**Problem to work on**
Only the lines from the start of the data to the line containing "plt.rcParams['font.family'] = ['Liberation", both included, should be output, exactly and without pictures.

-- START --

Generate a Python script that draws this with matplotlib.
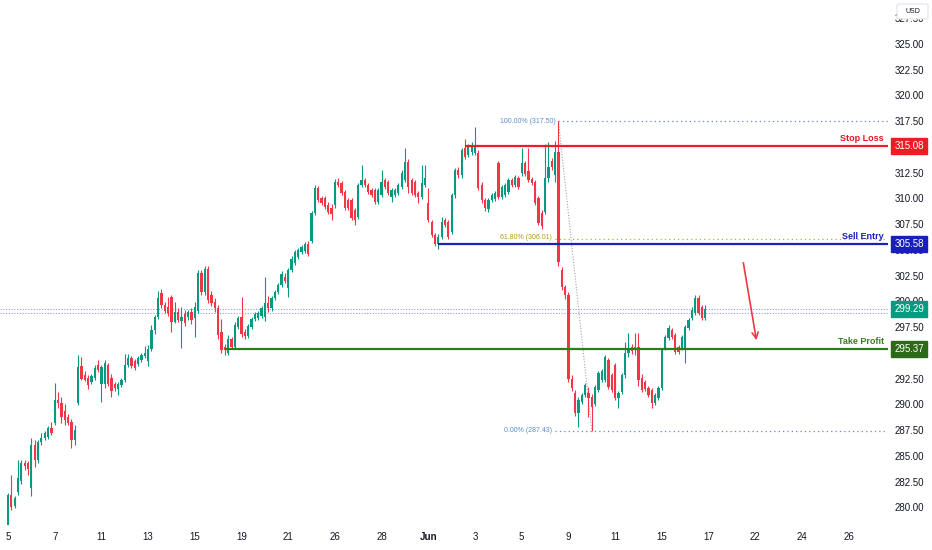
import matplotlib
matplotlib.use("Agg")
import matplotlib.pyplot as plt
from matplotlib.patches import FancyBboxPatch
import numpy as np

plt.rcParams['font.family'] = ['Liberation Sans', 'DejaVu Sans']

# hourly candles (7 bars per session)
opens = [278.1, 281.2, 280.1, 281.5, 282.6, 284.3, 284.3, 281.9, 286.0, 284.6,
         286.3, 286.7, 286.8, 287.7, 288.2, 290.4, 290.1, 289.3, 288.8, 288.3,
         286.5, 290.1, 293.7, 292.8, 292.6, 292.2, 292.6, 293.8, 292.0, 292.0,
         293.8, 292.6, 292.0, 291.5, 291.9, 292.4, 293.8, 294.5, 294.2, 293.9,
         294.3, 294.7, 294.2, 295.4, 297.2, 298.5, 300.8, 299.6, 299.4, 300.4,
         298.0, 299.0, 298.1, 298.8, 298.5, 299.0, 298.4, 299.1, 302.7, 300.9,
         303.1, 300.6, 299.9, 299.3, 297.0, 295.6, 295.0, 296.3, 295.6, 297.5,
         298.5, 297.0, 296.6, 297.5, 298.3, 298.4, 298.6, 298.5, 299.8, 299.3,
         300.3, 300.9, 301.6, 302.4, 301.3, 303.0, 303.7, 304.3, 304.8, 304.9,
         305.6, 305.9, 308.6, 311.0, 310.0, 310.0, 309.3, 309.1, 309.3, 311.6,
         311.5, 310.6, 309.8, 309.8, 308.9, 308.2, 311.3, 311.8, 311.3, 310.8,
         310.8, 309.6, 310.3, 311.8, 311.6, 310.1, 310.3, 310.5, 311.1, 311.8,
         313.5, 311.8, 311.6, 310.5, 310.1, 311.3, 309.5, 307.7, 306.4, 305.6,
         306.2, 307.9, 307.7, 306.7, 310.3, 312.7, 312.3, 314.9, 314.2, 314.5,
         314.4, 314.4, 311.3, 309.8, 309.0, 309.8, 309.9, 313.4, 310.1, 310.3,
         310.6, 311.8, 311.3, 312.0, 312.5, 313.4, 312.6, 311.9, 311.6, 310.0,
         308.6, 308.7, 312.0, 313.6, 312.3, 314.5, 303.0, 301.4, 300.6, 292.5,
         291.1, 289.2, 290.2, 290.9, 291.1, 290.7, 290.0, 291.4, 292.4, 292.4,
         294.3, 292.8, 293.8, 290.6, 291.2, 292.8, 295.0, 295.6, 295.6, 295.6,
         292.6, 292.2, 291.6, 291.4, 290.1, 290.6, 291.6, 295.5, 296.4, 297.2,
         296.7, 295.6, 295.5, 295.3, 297.4, 298.4, 298.9, 300.3, 299.4, 298.4]

highs = [281.4, 283.1, 281.1, 284.6, 284.6, 284.6, 284.5, 286.7, 286.5, 286.5,
         287.2, 287.4, 287.9, 288.3, 292.1, 291.2, 290.7, 290.0, 289.1, 288.6,
         288.0, 294.8, 294.6, 293.2, 292.8, 292.9, 293.8, 294.3, 293.8, 294.3,
         294.0, 292.9, 292.2, 292.2, 292.6, 294.9, 294.9, 294.7, 294.4, 294.7,
         295.0, 295.7, 295.8, 297.7, 298.7, 301.0, 301.2, 299.9, 300.4, 300.6,
         299.9, 299.3, 299.4, 299.2, 299.2, 299.3, 299.9, 303.0, 303.0, 303.4,
         303.4, 301.0, 300.3, 299.6, 298.3, 295.9, 296.7, 296.5, 298.0, 298.6,
         300.4, 297.3, 297.8, 298.5, 299.0, 299.1, 299.5, 302.4, 300.5, 300.5,
         301.1, 301.8, 302.9, 302.7, 303.2, 304.4, 305.0, 305.2, 305.5, 305.8,
         305.9, 308.8, 311.3, 311.2, 310.2, 310.2, 309.6, 309.4, 311.9, 312.0,
         311.7, 310.8, 310.0, 310.0, 309.1, 311.5, 313.2, 312.0, 311.5, 311.0,
         311.0, 311.0, 312.7, 312.0, 311.8, 311.0, 311.0, 311.5, 312.7, 314.9,
         313.8, 312.0, 311.8, 310.7, 313.2, 313.2, 311.0, 307.9, 306.6, 306.5,
         308.2, 308.1, 307.9, 310.5, 312.9, 313.0, 314.9, 315.8, 315.3, 315.5,
         316.9, 314.7, 311.6, 310.0, 310.0, 310.5, 310.7, 313.6, 311.3, 311.5,
         312.0, 312.0, 312.3, 312.2, 314.9, 313.6, 314.9, 312.1, 311.8, 310.2,
         308.9, 315.3, 315.5, 313.9, 315.6, 317.5, 303.3, 301.6, 300.9, 292.8,
         291.4, 290.7, 291.1, 292.1, 291.7, 291.0, 291.9, 293.2, 293.4, 294.8,
         294.5, 293.0, 294.0, 291.3, 293.0, 296.0, 296.9, 295.9, 296.9, 296.9,
         292.9, 292.4, 291.8, 291.6, 291.1, 291.8, 295.5, 296.7, 297.7, 297.4,
         296.9, 295.8, 296.7, 297.7, 298.4, 299.4, 300.6, 300.6, 299.6, 299.6]

lows = [277.9, 279.7, 279.9, 281.2, 282.3, 283.6, 283.1, 281.1, 283.9, 284.3,
        286.0, 286.5, 286.6, 287.0, 288.0, 289.6, 288.2, 288.0, 288.0, 285.8,
        286.0, 289.9, 292.4, 292.3, 291.5, 292.0, 292.4, 293.1, 290.2, 291.6,
        291.8, 290.7, 291.3, 290.9, 291.7, 292.2, 293.6, 293.5, 293.3, 293.7,
        294.1, 294.5, 293.7, 295.2, 296.8, 298.3, 299.3, 298.9, 298.6, 297.0,
        297.9, 298.0, 295.5, 297.6, 298.2, 297.8, 296.5, 298.9, 300.6, 300.6,
        299.8, 299.5, 299.0, 296.3, 295.0, 294.8, 294.8, 295.4, 295.4, 297.3,
        296.5, 296.3, 296.4, 297.3, 298.1, 298.2, 298.4, 298.1, 299.0, 299.1,
        300.1, 300.7, 301.4, 301.8, 300.4, 302.8, 303.5, 304.1, 304.6, 304.7,
        304.4, 305.7, 308.4, 309.6, 309.3, 309.0, 308.5, 307.9, 309.1, 311.1,
        310.3, 308.9, 308.9, 307.9, 307.4, 308.0, 311.1, 311.1, 310.4, 310.1,
        309.4, 309.4, 310.1, 310.9, 310.3, 309.6, 310.1, 310.3, 310.9, 311.6,
        310.5, 310.3, 310.1, 309.5, 309.9, 311.1, 307.7, 306.2, 305.4, 305.1,
        306.0, 307.2, 306.0, 306.5, 310.0, 312.0, 312.0, 313.8, 314.0, 314.2,
        314.2, 310.8, 309.5, 308.8, 308.7, 309.6, 309.7, 309.9, 309.9, 310.1,
        310.4, 311.1, 311.1, 310.9, 312.2, 312.2, 311.6, 311.3, 309.3, 307.4,
        307.0, 308.5, 311.6, 312.7, 311.6, 303.4, 301.1, 300.2, 292.2, 291.3,
        288.9, 287.8, 290.0, 290.7, 288.8, 287.43, 289.8, 291.2, 292.2, 292.2,
        291.5, 291.2, 290.4, 289.6, 291.0, 292.6, 294.6, 294.9, 294.8, 291.8,
        291.2, 291.3, 290.7, 289.6, 289.9, 290.4, 291.4, 295.3, 296.2, 296.3,
        294.9, 294.9, 295.3, 294.0, 297.2, 298.2, 298.7, 298.7, 298.2, 298.2]

closes = [281.2, 280.0, 280.9, 282.8, 284.3, 284.0, 283.7, 286.0, 284.6, 286.3,
          286.7, 287.2, 287.7, 287.2, 290.4, 290.1, 288.8, 288.5, 288.2, 286.5,
          287.5, 293.6, 292.5, 292.4, 291.9, 292.7, 293.5, 293.3, 293.6, 294.0,
          292.0, 291.3, 291.6, 292.0, 292.4, 293.8, 294.5, 293.7, 293.5, 294.5,
          294.8, 295.0, 295.4, 297.2, 298.5, 300.3, 299.6, 299.1, 298.9, 298.0,
          299.0, 298.2, 298.5, 297.9, 299.0, 298.2, 299.4, 302.7, 300.9, 303.1,
          300.1, 299.8, 299.3, 296.7, 295.3, 295.3, 296.3, 295.6, 297.7, 298.4,
          296.8, 296.6, 297.6, 298.3, 298.8, 298.9, 299.3, 299.8, 299.3, 300.3,
          300.9, 301.6, 302.6, 302.0, 303.0, 304.1, 304.8, 305.0, 305.3, 305.6,
          304.6, 308.6, 311.0, 309.8, 309.5, 309.2, 308.7, 308.5, 311.6, 311.3,
          310.5, 309.1, 309.1, 308.1, 307.9, 311.3, 311.8, 311.3, 310.6, 310.3,
          309.6, 310.8, 311.6, 311.1, 310.5, 310.8, 310.8, 311.3, 312.5, 313.5,
          311.1, 310.5, 310.3, 310.1, 311.5, 312.0, 307.9, 306.4, 305.6, 306.2,
          307.7, 307.4, 306.2, 310.3, 312.7, 312.3, 314.7, 314.0, 315.1, 315.2,
          315.0, 311.0, 309.8, 309.1, 309.8, 310.3, 310.5, 310.1, 311.1, 311.3,
          311.8, 311.3, 312.1, 311.1, 313.4, 312.4, 311.8, 311.5, 309.5, 307.6,
          307.3, 312.0, 313.0, 313.0, 314.5, 303.8, 301.4, 300.6, 292.5, 291.6,
          289.2, 290.4, 290.9, 291.9, 290.6, 289.7, 291.7, 293.0, 293.2, 294.6,
          291.7, 291.4, 290.6, 291.1, 292.8, 295.0, 295.5, 295.2, 295.3, 292.4,
          291.4, 291.5, 290.9, 290.1, 290.9, 291.6, 295.3, 296.5, 297.4, 296.5,
          295.1, 295.1, 296.5, 297.5, 298.2, 299.2, 300.3, 298.9, 298.4, 299.29]

tick_pos = [0, 14, 28, 42, 56, 70, 84, 98, 112, 126, 140, 154, 168, 182, 196, 210, 224, 238, 252]
tick_labels = ['5', '7', '11', '13', '15', '19', '21', '26', '28', 'Jun',
               '3', '5', '9', '11', '15', '17', '22', '24', '26']
price_ticks = [280.0, 282.5, 285.0, 287.5, 290.0, 292.5, 295.0, 297.5, 300.0, 302.5,
               305.0, 307.5, 310.0, 312.5, 315.0, 317.5, 320.0, 322.5, 325.0, 327.5]
# these two sit fully under the level boxes on the price scale
hidden_ticks = [295.0, 315.0]

stop_loss = 315.08
sell_entry = 305.58
take_profit = 295.37
last_price = 299.29
fib_high, fib_mid, fib_low = 317.50, 306.01, 287.43

GREEN = '#089981'
RED = '#f23645'
TXT = '#131722'

o = np.array(opens)
h = np.array(highs)
l = np.array(lows)
c = np.array(closes)
x = np.arange(len(o))
up = c >= o
cols = np.where(up, GREEN, RED)

fig = plt.figure(figsize=(9.32, 5.5), dpi=100)
ax = fig.add_axes([0, 25 / 550, 888 / 932, 525 / 550])
x_right = 263.8
ax.set_xlim(-2.4, x_right)
ax.set_ylim(278.28, 329.25)

# candles
ax.vlines(x, l, h, colors=cols, linewidth=0.8, zorder=3)
body_lo = np.minimum(o, c)
body_h = np.maximum(np.abs(c - o), 0.08)
ax.bar(x, body_h, bottom=body_lo, width=0.68, color=cols, linewidth=0, zorder=4)

# last price dotted lines
ax.axhline(last_price, color='#8aa5c8', linestyle=(0, (1, 1.5)), linewidth=0.8, zorder=2)
ax.axhline(298.85, color='#a29bdc', linestyle=(0, (1, 1.5)), linewidth=0.8, zorder=2)

# fib retracement
fib_x0 = 165
ax.hlines(fib_high, fib_x0, x_right, colors='#5b8fc7', linestyles=(0, (1, 2.5)), linewidth=0.9)
ax.hlines(fib_mid, fib_x0 - 1, x_right, colors='#c9a630', linestyles=(0, (1, 2.5)), linewidth=0.9)
ax.hlines(fib_low, fib_x0 - 1, x_right, colors='#5b8fc7', linestyles=(0, (1, 2.5)), linewidth=0.9)
ax.plot([fib_x0, 175], [fib_high, fib_low], color='#a0a3ab', linestyle=(0, (1, 1.5)), linewidth=0.8)
ax.annotate('100.00% (317.50)', xy=(fib_x0, fib_high), xytext=(-2, 0), textcoords='offset points',
            ha='right', va='center', fontsize=5, color='#5b8fc7')
ax.annotate('61.80% (306.01)', xy=(fib_x0 - 1, fib_mid), xytext=(-2, 1), textcoords='offset points',
            ha='right', va='center', fontsize=5, color='#b8961e')
ax.annotate('0.00% (287.43)', xy=(fib_x0 - 1, fib_low), xytext=(-2, 0), textcoords='offset points',
            ha='right', va='center', fontsize=5, color='#5b8fc7')

# trade levels
levels = [(stop_loss, 137, '#ee1c25', '#ee1c25', 'Stop Loss', '#e3171f'),
          (sell_entry, 129, '#1c22b8', '#1a1fb5', 'Sell Entry', '#1c22b8'),
          (take_profit, 65, '#2f7d1a', '#2d6a17', 'Take Profit', '#3a7d20')]
ytr = ax.get_yaxis_transform()
for val, x0, lc, bc, name, tc in levels:
    ax.hlines(val, x0, x_right, colors=lc, linewidth=1.6, zorder=5)
    ax.annotate(name, xy=(1, val), xycoords=ytr, xytext=(-3, 2), textcoords='offset points',
                ha='right', va='bottom', fontsize=6.5, fontweight='bold', color=tc)
    ax.annotate(f'{val:.2f}', xy=(1, val), xycoords=ytr, xytext=(4.5, 0), textcoords='offset points',
                ha='left', va='center', fontsize=7, color='white', zorder=10, annotation_clip=False,
                bbox=dict(boxstyle='square,pad=0.3', fc=bc, ec=bc))
ax.annotate(f'{last_price:.2f}', xy=(1, last_price), xycoords=ytr, xytext=(4.5, 0),
            textcoords='offset points', ha='left', va='center', fontsize=7, color='white',
            zorder=10, annotation_clip=False,
            bbox=dict(boxstyle='square,pad=0.3', fc=GREEN, ec=GREEN))

# arrow
ax.annotate('', xy=(224.5, 295.95), xytext=(220.3, 304.0),
            arrowprops=dict(arrowstyle='->', color=RED, lw=1.2, mutation_scale=11))

# axes styling
for s in ax.spines.values():
    s.set_visible(False)
ax.yaxis.tick_right()
ax.set_yticks(price_ticks)
ax.set_yticklabels(['' if v in hidden_ticks else f'{v:.2f}' for v in price_ticks])
ax.tick_params(axis='y', length=0, pad=5, labelsize=7, labelcolor=TXT)
ax.set_xticks(tick_pos)
ax.set_xticklabels(tick_labels)
ax.tick_params(axis='x', length=0, pad=5, labelsize=7, labelcolor=TXT)
for t in ax.get_xticklabels():
    if t.get_text() == 'Jun':
        t.set_fontweight('bold')

# currency box on top of the price scale
fig.patches.append(FancyBboxPatch((897 / 932, 1 - 19 / 550), 31 / 932, 15 / 550,
                                  boxstyle='round,pad=0,rounding_size=0.003',
                                  transform=fig.transFigure, fc='white', ec='#e0e3eb',
                                  lw=0.8, zorder=2))
fig.text(912.5 / 932, 1 - 11.5 / 550, 'USD', ha='center', va='center', fontsize=5, color=TXT,
         zorder=3)

fig.savefig('out.png', dpi=100)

-- END --

**The answer**
Generate a Python script that draws this with matplotlib.
import matplotlib
matplotlib.use("Agg")
import matplotlib.pyplot as plt
from matplotlib.patches import FancyBboxPatch
import numpy as np

plt.rcParams['font.family'] = ['Liberation Sans', 'DejaVu Sans']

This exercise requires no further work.